(EXERCISE BRIEF) Provide the data again in its entirety, exactly as given.

++++++++++

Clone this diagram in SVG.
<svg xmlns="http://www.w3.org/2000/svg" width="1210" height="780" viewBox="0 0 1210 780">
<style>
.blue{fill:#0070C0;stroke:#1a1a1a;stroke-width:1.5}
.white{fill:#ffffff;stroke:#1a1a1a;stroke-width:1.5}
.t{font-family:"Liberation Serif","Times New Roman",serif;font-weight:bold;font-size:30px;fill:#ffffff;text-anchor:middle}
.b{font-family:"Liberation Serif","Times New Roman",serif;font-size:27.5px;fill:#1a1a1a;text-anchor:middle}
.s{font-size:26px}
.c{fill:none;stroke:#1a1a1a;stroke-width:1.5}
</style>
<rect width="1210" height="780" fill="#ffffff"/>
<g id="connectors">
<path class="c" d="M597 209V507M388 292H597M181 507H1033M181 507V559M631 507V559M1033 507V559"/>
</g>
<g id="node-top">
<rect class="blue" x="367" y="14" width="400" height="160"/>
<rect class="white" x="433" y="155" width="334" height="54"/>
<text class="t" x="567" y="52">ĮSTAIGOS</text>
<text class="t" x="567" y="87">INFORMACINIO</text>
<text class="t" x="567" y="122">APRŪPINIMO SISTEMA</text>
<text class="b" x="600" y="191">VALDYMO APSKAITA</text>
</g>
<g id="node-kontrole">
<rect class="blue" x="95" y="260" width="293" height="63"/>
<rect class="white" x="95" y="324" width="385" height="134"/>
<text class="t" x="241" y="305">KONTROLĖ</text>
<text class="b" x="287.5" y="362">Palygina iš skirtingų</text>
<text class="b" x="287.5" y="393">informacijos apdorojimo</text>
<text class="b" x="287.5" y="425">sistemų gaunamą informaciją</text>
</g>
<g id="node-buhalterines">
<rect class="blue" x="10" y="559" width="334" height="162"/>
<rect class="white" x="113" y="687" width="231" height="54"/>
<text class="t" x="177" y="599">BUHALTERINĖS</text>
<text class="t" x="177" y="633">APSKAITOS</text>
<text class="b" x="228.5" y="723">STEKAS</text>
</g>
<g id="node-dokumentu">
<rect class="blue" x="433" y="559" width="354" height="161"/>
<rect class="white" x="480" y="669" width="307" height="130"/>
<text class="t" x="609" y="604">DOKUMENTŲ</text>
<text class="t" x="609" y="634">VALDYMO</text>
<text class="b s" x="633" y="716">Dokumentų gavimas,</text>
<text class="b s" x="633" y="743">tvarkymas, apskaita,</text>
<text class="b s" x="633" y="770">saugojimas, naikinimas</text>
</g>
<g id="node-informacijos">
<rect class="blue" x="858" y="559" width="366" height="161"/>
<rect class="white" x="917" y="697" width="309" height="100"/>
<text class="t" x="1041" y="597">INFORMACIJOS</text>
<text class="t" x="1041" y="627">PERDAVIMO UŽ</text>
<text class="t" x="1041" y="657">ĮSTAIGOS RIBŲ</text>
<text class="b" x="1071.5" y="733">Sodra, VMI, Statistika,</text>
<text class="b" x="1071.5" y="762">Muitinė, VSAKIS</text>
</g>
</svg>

++++++++++

(RESPONSE TO THE EXERCISE)
Clone this diagram in SVG.
<svg xmlns="http://www.w3.org/2000/svg" width="1210" height="780" viewBox="0 0 1210 780">
<style>
.blue{fill:#0070C0;stroke:#1a1a1a;stroke-width:1.5}
.white{fill:#ffffff;stroke:#1a1a1a;stroke-width:1.5}
.t{font-family:"Liberation Serif","Times New Roman",serif;font-weight:bold;font-size:30px;fill:#ffffff;text-anchor:middle}
.b{font-family:"Liberation Serif","Times New Roman",serif;font-size:27.5px;fill:#1a1a1a;text-anchor:middle}
.s{font-size:26px}
.c{fill:none;stroke:#1a1a1a;stroke-width:1.5}
</style>
<rect width="1210" height="780" fill="#ffffff"/>
<g id="connectors">
<path class="c" d="M597 209V507M388 292H597M181 507H1033M181 507V559M631 507V559M1033 507V559"/>
</g>
<g id="node-top">
<rect class="blue" x="367" y="14" width="400" height="160"/>
<rect class="white" x="433" y="155" width="334" height="54"/>
<text class="t" x="567" y="52">ĮSTAIGOS</text>
<text class="t" x="567" y="87">INFORMACINIO</text>
<text class="t" x="567" y="122">APRŪPINIMO SISTEMA</text>
<text class="b" x="600" y="191">VALDYMO APSKAITA</text>
</g>
<g id="node-kontrole">
<rect class="blue" x="95" y="260" width="293" height="63"/>
<rect class="white" x="95" y="324" width="385" height="134"/>
<text class="t" x="241" y="305">KONTROLĖ</text>
<text class="b" x="287.5" y="362">Palygina iš skirtingų</text>
<text class="b" x="287.5" y="393">informacijos apdorojimo</text>
<text class="b" x="287.5" y="425">sistemų gaunamą informaciją</text>
</g>
<g id="node-buhalterines">
<rect class="blue" x="10" y="559" width="334" height="162"/>
<rect class="white" x="113" y="687" width="231" height="54"/>
<text class="t" x="177" y="599">BUHALTERINĖS</text>
<text class="t" x="177" y="633">APSKAITOS</text>
<text class="b" x="228.5" y="723">STEKAS</text>
</g>
<g id="node-dokumentu">
<rect class="blue" x="433" y="559" width="354" height="161"/>
<rect class="white" x="480" y="669" width="307" height="130"/>
<text class="t" x="609" y="604">DOKUMENTŲ</text>
<text class="t" x="609" y="634">VALDYMO</text>
<text class="b s" x="633" y="716">Dokumentų gavimas,</text>
<text class="b s" x="633" y="743">tvarkymas, apskaita,</text>
<text class="b s" x="633" y="770">saugojimas, naikinimas</text>
</g>
<g id="node-informacijos">
<rect class="blue" x="858" y="559" width="366" height="161"/>
<rect class="white" x="917" y="697" width="309" height="100"/>
<text class="t" x="1041" y="597">INFORMACIJOS</text>
<text class="t" x="1041" y="627">PERDAVIMO UŽ</text>
<text class="t" x="1041" y="657">ĮSTAIGOS RIBŲ</text>
<text class="b" x="1071.5" y="733">Sodra, VMI, Statistika,</text>
<text class="b" x="1071.5" y="762">Muitinė, VSAKIS</text>
</g>
</svg>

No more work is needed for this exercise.